Carolers, holiday revelers, and a not-yet-fat St. Nick all make appearances at the Dickens Fair, both on and off stage. There are also a host of performances and readings, as well as a family drama in the London Docks area -- should you require a bit of fighting to make the holidays more realistic.
Like Victorian-era London, there is a social structure
Although 19th-century England was the home to an incredible middle-class energy and innovation, it also had immense poverty. Dickens novels contrasted elegant streets with sordid back alleys, the bounty of the rich with “Please Sir, may I have some more” poverty. None of the sad stuff is on display at Dickens Fair, but there is status among the hundreds of volunteer actors -- many of whom have been participating in the Fair for decades.
Chuck Col. William Green, who wore a traditionally red British guard’s outfit with an ostrich feather hat as he guided Her Majesty Queen Victoria around the grounds (yes, there is a royal procession at the Fair), worked his way up from major to Leftenant Colonel over 13 years. There are many ways to get involved, he added, including volunteering with shopkeepers and joining clubs or guilds. A member of The Adventurers Club -- made up of the so-called “wheelpeople of England” -- Green is among the storytellers who dish about military and scientific exploits, as well as artistic achievements to eager fairgoers.
There seemed to be a lighthearted rivalry between groups; Col. Green had no idea about the people “down at the docks” (one hall away) but suggested that his Privates had perhaps visited that dodgy end of town. While searching for a mysterious opium den near the Silk Road Stage, a “lower class” performer said she had no desire to gain entrance into the secret, upscale lair. “I’d rather be out here with the people,” she said in a faint Cockney accent.

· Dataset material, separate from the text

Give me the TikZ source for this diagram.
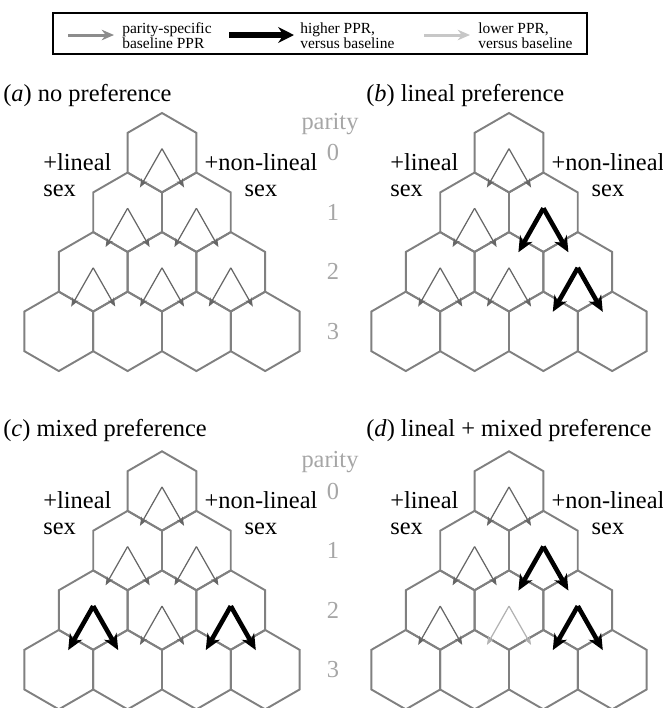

Rumor has it that the opium den -- which we were not granted entrance to as we were unchaperoned -- was the place where some of the higher-up folks could carouse and consensually ply pretty girls with liquor (I imagine this is the Victorian version of a popular kid’s high school party). And, rest assured, there are plenty of pretty girls with pleasing countenances and immaculate ringlets in their hair at the Fair.
Still, everyone is welcome in Dickens’ London
Small rivalries aside, the Dickens Fair is overwhelmingly welcoming and a family affair. People come from all over the state to visit and show their wares -- including printer Justin Case, who brought two 19th-century printing machines and cases of type from Pacifica and Willets to print calling cards for Dickens characters.
“This is how I celebrate the Christmas holiday,” said Case, who has lugged the nearly 1,000lb presses to the Fair for years. “We get to work hard, side by side, with friends and family to make something really entertaining.”
Steven Overstreet, who designs, dyes, and sells clothing for women in Faigen’s Alley, has attended the Fair since 1975. Sitting on an over-stuffed chair while petting a sleepy black lab, Overstreet said each year brings constant improvement and a chance to see old friends.
“Every year is a reunion with friends that I’ve known for a long time. It’s definitely a family and a village,” he said.
The Dickens Fair is a lifestyle
I shouldn’t have been surprised that many of the well-dressed attendees have visited the Dickens Fair for longer than I’ve been alive. Early in the day, I encountered a duke and duchess (dressed in matching green and red getups, each with a dozen sparkly brooches) who have gone to the Fair for 37 years. The duchess has come down from Oregon for the event for the past 10 years, except for the year she had a knee replacement. While the couple are self-described “old sod folks” among participants, there are second and third generation Fair folk -- from 14-year-olds in braids working “telegraph operations” to pudgy 8-year-old town criers.
“It’s really the highest version of this art form in the country, where authenticity and very intensely workshopped improvisational techniques allow characters to really come to life around you. That has gotten better like good wine over the years,” Patterson said.
In many cases, Fair actors work with their performing groups (those clubs and guilds) all year to hone their skills as a team and in an ensemble. Patterson’s organization, Red Barn Productions, rents a high school parking lot in Pacifica a month ahead of the event to build sets and practice. Actors’ costumes must be approved ahead of the show, and anachronistic integrity is of the highest importance for performers and vendors.
Even though creating a link between Charles Dickens and the Bay Area requires some serious poetic license, The Dickens Fair is truly an only-in-the-Bay event.
“I feel as if there is a freedom to this art form that particularly resonates with San Francisco. There’s a longstanding tradition of people enjoying dressing up in costume and interacting with bizarre and wonderful characters, and The Dickens Fair is certainly full of all sorts of artistic opportunity,” Patterson said. “I really feel like San Francisco knows how to do that and has supported it for all of these decades. [The Fair] becomes more popular every year.”
After one last twirl at Fezziwig’s, my photographer and I left the streets of London and headed into the similarly foggy avenues of Daly City. The cockles of our hearts were so warm with Christmas cheer, neither of us wanted to remove our costumes -- including my incredibly itchy ‘stache, which managed to stay on for a full five hours; the holidays are truly magical.